Problem statement: Work out how many lines have "chart" in them. Give only that number.

(Figure scripts)

>> start

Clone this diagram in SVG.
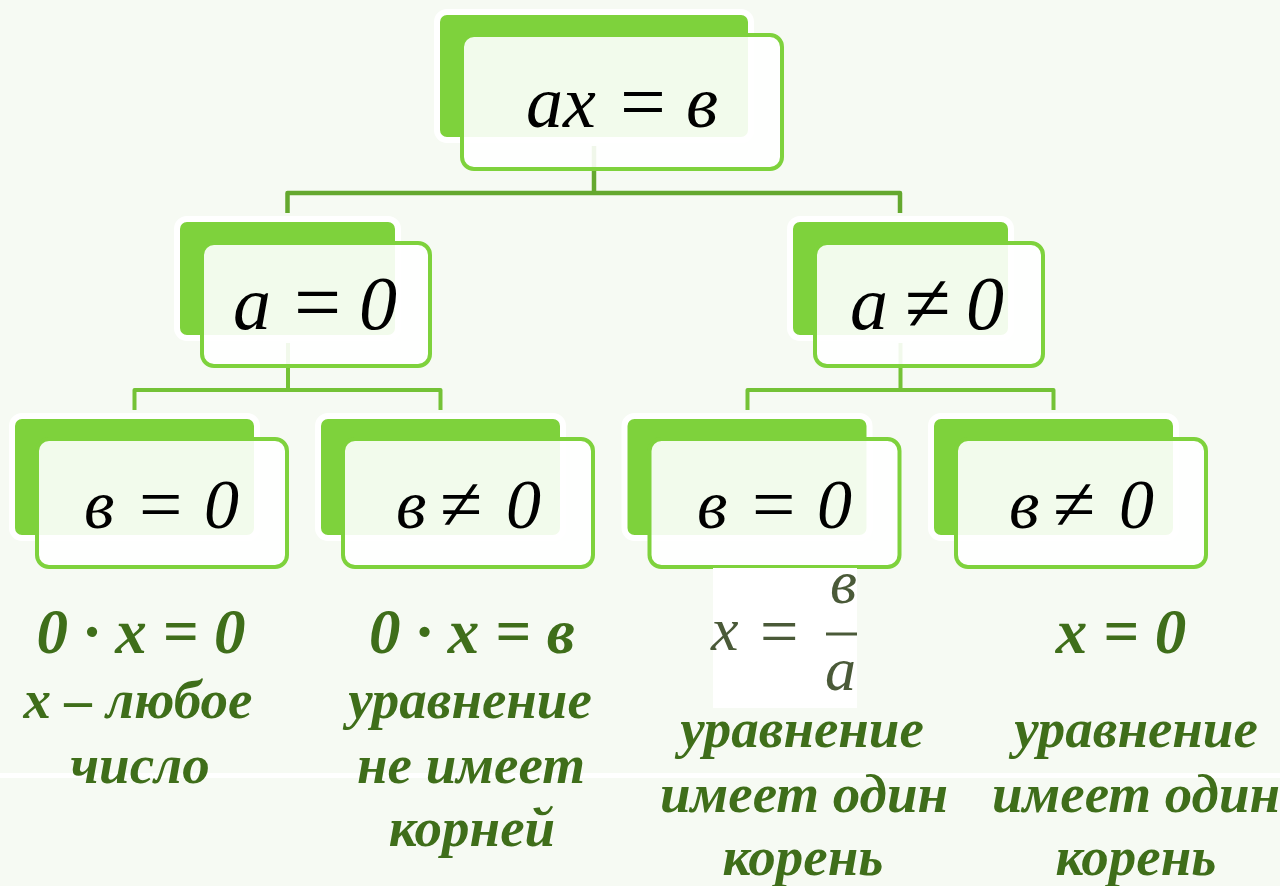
<svg xmlns="http://www.w3.org/2000/svg" width="1280" height="886" viewBox="0 0 1280 886">
<style>
.back{fill:#7ed23c;stroke:#ffffff;stroke-width:6}
.front{fill:#ffffff;fill-opacity:0.9;stroke:#7ed23c;stroke-width:4}
.math{font-family:"Liberation Serif","Times New Roman",serif;font-style:italic;fill:#000}
.up{font-style:normal;font-size:110%}
.lbl{font-family:"Liberation Serif","Times New Roman",serif;font-style:italic;font-weight:bold;fill:#3f6e1a;text-anchor:middle}
.c1{fill:none;stroke:#64a82e;stroke-width:4.5;stroke-linejoin:round}
.c2{fill:none;stroke:#74c236;stroke-width:4;stroke-linejoin:round}
</style>
<rect x="0" y="0" width="1280" height="886" fill="#f6faf3"/>
<rect x="0" y="773" width="1280" height="5" fill="#ffffff"/>
<g id="connectors">
<path class="c1" d="M594,146 V193 M287.5,213 V193 H900 V213"/>
<path class="c2" d="M288,343 V390 M134.5,410 V390 H440.5 V410"/>
<path class="c2" d="M900.5,343 V390 M747.5,410 V390 H1053.5 V410"/>
</g>
<g id="n-root">
<rect class="back" x="437" y="12" width="314" height="128" rx="10"/>
<rect class="front" x="462" y="35" width="320" height="134" rx="12"/>
<text class="math" y="127" font-size="74"><tspan x="526">ax</tspan><tspan class="up" x="620" dy="2">=</tspan><tspan x="686" dy="-2">в</tspan></text>
</g>
<g id="n-a0">
<rect class="back" x="177" y="219" width="221" height="119" rx="10"/>
<rect class="front" x="202" y="243" width="228" height="123" rx="12"/>
<text class="math" y="329" font-size="76"><tspan x="233">a</tspan><tspan class="up" x="294" dy="2">=</tspan><tspan x="359" dy="-2">0</tspan></text>
</g>
<g id="n-a1">
<rect class="back" x="790" y="219" width="221" height="119" rx="10"/>
<rect class="front" x="815" y="243" width="228" height="123" rx="12"/>
<text class="math" y="329" font-size="76"><tspan x="850">a</tspan><tspan class="up" x="905" dy="2">≠</tspan><tspan x="966" dy="-2">0</tspan></text>
</g>
<g id="n-b00">
<rect class="back" x="12" y="416" width="245" height="122" rx="10"/>
<rect class="front" x="37" y="439" width="250" height="128" rx="12"/>
<text class="math" y="528" font-size="70"><tspan x="84">в</tspan><tspan class="up" x="139" dy="2">=</tspan><tspan x="204" dy="-2">0</tspan></text>
</g>
<g id="n-b01">
<rect class="back" x="318" y="416" width="245" height="122" rx="10"/>
<rect class="front" x="343" y="439" width="250" height="128" rx="12"/>
<text class="math" y="528" font-size="70"><tspan x="396">в</tspan><tspan class="up" x="440" dy="2">≠</tspan><tspan x="506" dy="-2">0</tspan></text>
</g>
<g id="n-b10">
<rect class="back" x="624.5" y="416" width="245" height="122" rx="10"/>
<rect class="front" x="649.5" y="439" width="250" height="128" rx="12"/>
<text class="math" y="528" font-size="70"><tspan x="697">в</tspan><tspan class="up" x="752" dy="2">=</tspan><tspan x="817" dy="-2">0</tspan></text>
</g>
<g id="n-b11">
<rect class="back" x="931" y="416" width="245" height="122" rx="10"/>
<rect class="front" x="956" y="439" width="250" height="128" rx="12"/>
<text class="math" y="528" font-size="70"><tspan x="1009">в</tspan><tspan class="up" x="1053" dy="2">≠</tspan><tspan x="1119" dy="-2">0</tspan></text>
</g>
<g id="r-1">
<text class="lbl" x="141" y="653" font-size="63">0 · x = 0</text>
<text class="lbl" x="138" y="718" font-size="55">x – любое</text>
<text class="lbl" x="140" y="783" font-size="55">число</text>
</g>
<g id="r-2">
<text class="lbl" x="472" y="653" font-size="63">0 · x = в</text>
<text class="lbl" x="470" y="718" font-size="55">уравнение</text>
<text class="lbl" x="471" y="783" font-size="55">не имеет</text>
<text class="lbl" x="472" y="846" font-size="55">корней</text>
</g>
<g id="r-3">
<rect x="713" y="568" width="144" height="140" fill="#ffffff"/>
<text class="math" font-size="62" style="fill:#4a5a38"><tspan x="711" y="650">x</tspan><tspan class="up" x="760" y="654">=</tspan><tspan x="830" y="603">в</tspan><tspan x="825" y="690">a</tspan></text>
<line x1="826" y1="634" x2="857" y2="634" stroke="#4a5a38" stroke-width="3"/>
<text class="lbl" x="802" y="747" font-size="55">уравнение</text>
<text class="lbl" x="804" y="812" font-size="55">имеет один</text>
<text class="lbl" x="803" y="875" font-size="55">корень</text>
</g>
<g id="r-4">
<text class="lbl" x="1121" y="653" font-size="63">x = 0</text>
<text class="lbl" x="1136" y="747" font-size="55">уравнение</text>
<text class="lbl" x="1136" y="812" font-size="55">имеет один</text>
<text class="lbl" x="1136" y="875" font-size="55">корень</text>
</g>
</svg>
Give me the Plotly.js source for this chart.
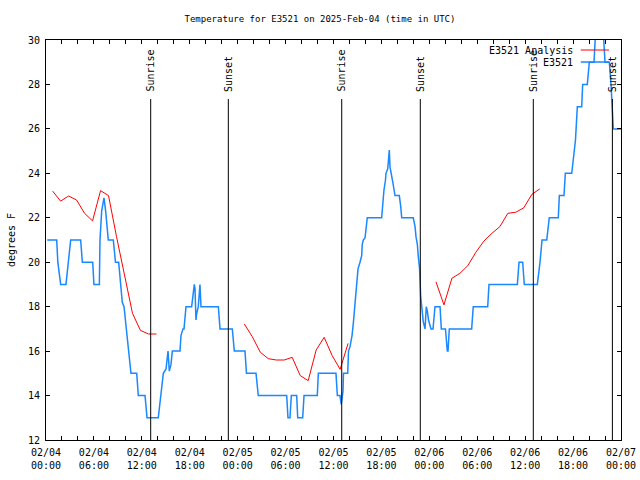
<!DOCTYPE html>
<html>
<head>
<meta charset="utf-8">
<script src="https://cdn.plot.ly/plotly-3.0.1.min.js"></script>
<style>html,body{margin:0;padding:0;background:#fff;}</style>
</head>
<body>
<div id="chart" style="width:640px;height:480px;"></div>
<script>
// Hours since 2025-02-04 00:00 UTC
const obsHours = [0.15,1.34,1.48,1.84,2.5,2.8,3.09,4.34,4.55,5.85,
  6.0,6.68,6.76,6.97,7.18,7.26,7.47,7.6,7.8,8.43,
  8.7,9.1,9.39,9.55,9.77,10.02,10.23,10.46,10.64,11.36,
  11.56,12.4,12.65,14.06,14.36,14.69,15.03,15.28,15.44,15.65,
  15.82,16.78,16.9,17.15,17.28,17.4,17.53,18.24,18.45,18.57,
  18.66,18.78,18.87,19.07,19.28,19.41,21.58,21.79,23.33,23.58,
  24.92,25.1,26.3,26.58,30.14,30.3,30.55,30.72,31.39,31.52,
  32.14,32.31,33.97,34.1,36.31,36.48,36.81,36.97,37.19,37.25,
  37.78,37.88,38.07,38.32,38.48,38.69,38.91,39.07,39.32,39.53,
  39.6,39.73,39.95,40.07,40.23,42.03,42.2,42.32,42.51,42.57,
  42.79,42.86,42.99,43.07,43.26,43.45,43.7,44.24,44.42,44.54,
  45.99,46.21,46.33,46.5,46.62,46.77,46.92,47.08,47.24,47.46,
  47.62,47.75,47.9,48.21,48.46,48.71,49.34,49.5,50.02,50.25,
  50.34,50.5,53.3,53.5,55.31,55.47,59.02,59.23,59.69,59.89,
  61.52,61.86,62.11,62.7,63.02,64.15,64.28,64.86,65.03,65.83,
  65.99,66.3,66.53,67.08,67.2,67.78,68.03,68.62,68.81,69.79,
  70.0,70.54,70.75,71.04,72.0];
const obsTempF = [21,21,20,19,19,20,21,21,20,20,
  19,19,21,22.3,22.9,22.9,22.3,21.6,21,21,
  20,20,19,18.2,18,17.2,16.3,15.7,15,15,
  14,14,13,13,14,15,15.2,16,15.1,15.4,
  16,16,16.7,17,17,17.7,18,18,18.75,19,
  18.8,17.4,17.7,18,19,18,18,17,17,16,
  16,15,15,14,14,13,13,14,14,13,
  13,14,14,15,15,14,14,13.6,14.2,15,
  15,16,16.2,16.7,17.25,18.2,19.05,19.7,20,20.3,
  20.8,21,21.1,21.56,22,22,22.77,23.25,23.7,24,
  24.2,24.75,25.05,24.3,24,23.55,23,23,22.5,22,
  22,21.6,21.15,20.8,20.25,19.75,18.45,17.8,17.33,17,
  18,17.8,17.4,17,17,18,18,17,17,16,
  16,17,17,18,18,19,19,20,20,19,
  19,20,21,21,22,22,23,23,24,24,
  24.45,25.5,27,27,28,28,29,29,30.3,30.3,
  29,29,28,26,26];

const anaHours = [0.83,1.83,2.83,3.83,4.83,5.83,6.83,7.83,8.83,9.83,10.83,11.83,12.83,13.83,
  19,
  24.83,25.83,26.83,27.83,28.83,29.83,30.83,31.83,32.83,33.83,34.83,35.83,36.83,37.83,
  43,
  48.83,49.83,50.83,51.83,52.83,53.83,54.83,55.83,56.83,57.83,58.83,59.83,60.83,61.83];
const anaTempF = [23.2,22.75,22.98,22.8,22.2,21.86,23.22,23.0,21.15,19.5,17.7,16.93,16.77,16.77,
  null,
  17.22,16.65,15.95,15.66,15.6,15.6,15.72,14.9,14.67,16.05,16.62,15.8,15.18,16.35,
  null,
  19.12,18.08,19.28,19.5,19.85,20.45,20.95,21.3,21.6,22.2,22.25,22.45,23.05,23.3];

const sunHours = [13.11, 22.83, 37.03, 46.87, 61.02, 70.92];
const sunLabels = ['Sunrise','Sunset','Sunrise','Sunset','Sunrise','Sunset'];

const xTickVals = [0,6,12,18,24,30,36,42,48,54,60,66,72];
const xTickText = ['02/04<br>00:00','02/04<br>06:00','02/04<br>12:00','02/04<br>18:00',
  '02/05<br>00:00','02/05<br>06:00','02/05<br>12:00','02/05<br>18:00',
  '02/06<br>00:00','02/06<br>06:00','02/06<br>12:00','02/06<br>18:00','02/07<br>00:00'];

const seriesNames = ['E3521 Analysis','E3521'];
const seriesColors = ['#ff0000','#1a88ff'];

const FONT = {family:'DejaVu Sans Mono, monospace', size:10, color:'#000'};
const TITLE_FONT = {family:'DejaVu Sans Mono, monospace', size:9, color:'#000'};

const traces = [
  {x: anaHours, y: anaTempF, name: seriesNames[0], type:'scatter', mode:'lines',
   connectgaps:false, line:{color:seriesColors[0], width:1}, showlegend:false, hoverinfo:'skip'},
  {x: obsHours, y: obsTempF, name: seriesNames[1], type:'scatter', mode:'lines',
   line:{color:seriesColors[1], width:1.5}, showlegend:false, hoverinfo:'skip'}
];

const shapes = [];
const annotations = [];
sunHours.forEach((h, i) => {
  shapes.push({type:'line', xref:'x', yref:'paper', x0:h, x1:h, y0:0, y1:0.8525,
    line:{color:'#000', width:1}, layer:'above'});
  annotations.push({xref:'x', yref:'paper', x:h, y:0.868, text:sunLabels[i], textangle:-90,
    showarrow:false, xanchor:'center', yanchor:'bottom', borderpad:0, font:FONT});
});
// gnuplot-style key (text left of the line sample)
const keyY = [0.975, 0.945];
seriesNames.forEach((n, i) => {
  annotations.push({xref:'paper', yref:'paper', x:0.919, y:keyY[i], text:n, showarrow:false,
    xanchor:'right', yanchor:'middle', borderpad:0, font:FONT});
  shapes.push({type:'line', xref:'paper', yref:'paper', x0:0.930, x1:0.979, y0:keyY[i], y1:keyY[i],
    line:{color:seriesColors[i], width: i === 0 ? 1 : 1.5}, layer:'above'});
});

const axisCommon = {
  showline:true, linecolor:'#000', linewidth:1, mirror:'allticks',
  ticks:'inside', ticklen:4, tickcolor:'#000', tickwidth:1,
  showgrid:false, zeroline:false, tickfont:FONT, fixedrange:true
};

const layout = {
  width:640, height:480,
  margin:{l:46, r:19, t:40, b:40, autoexpand:false},
  paper_bgcolor:'#fff', plot_bgcolor:'#fff',
  font:FONT,
  title:{text:'Temperature for E3521 on 2025-Feb-04 (time in UTC)', x:0.5, xref:'container',
    y:0.96, yref:'container', yanchor:'middle', font:TITLE_FONT},
  xaxis: Object.assign({}, axisCommon, {
    type:'linear', range:[0,72], tickmode:'array', tickvals:xTickVals, ticktext:xTickText,
    minor:{dtick:2, tick0:0, ticks:'inside', ticklen:4, tickcolor:'#000', showgrid:false},
    automargin:false, ticklabelstandoff:3
  }),
  yaxis: Object.assign({}, axisCommon, {
    range:[12,30], tick0:12, dtick:2, automargin:false, ticklabelstandoff:3,
    title:{text:'degrees F', font:FONT, standoff:10}
  }),
  shapes: shapes,
  annotations: annotations,
  showlegend:false
};

Plotly.newPlot('chart', traces, layout, {staticPlot:true, displayModeBar:false});
</script>
</body>
</html>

>> end

Solution below: 3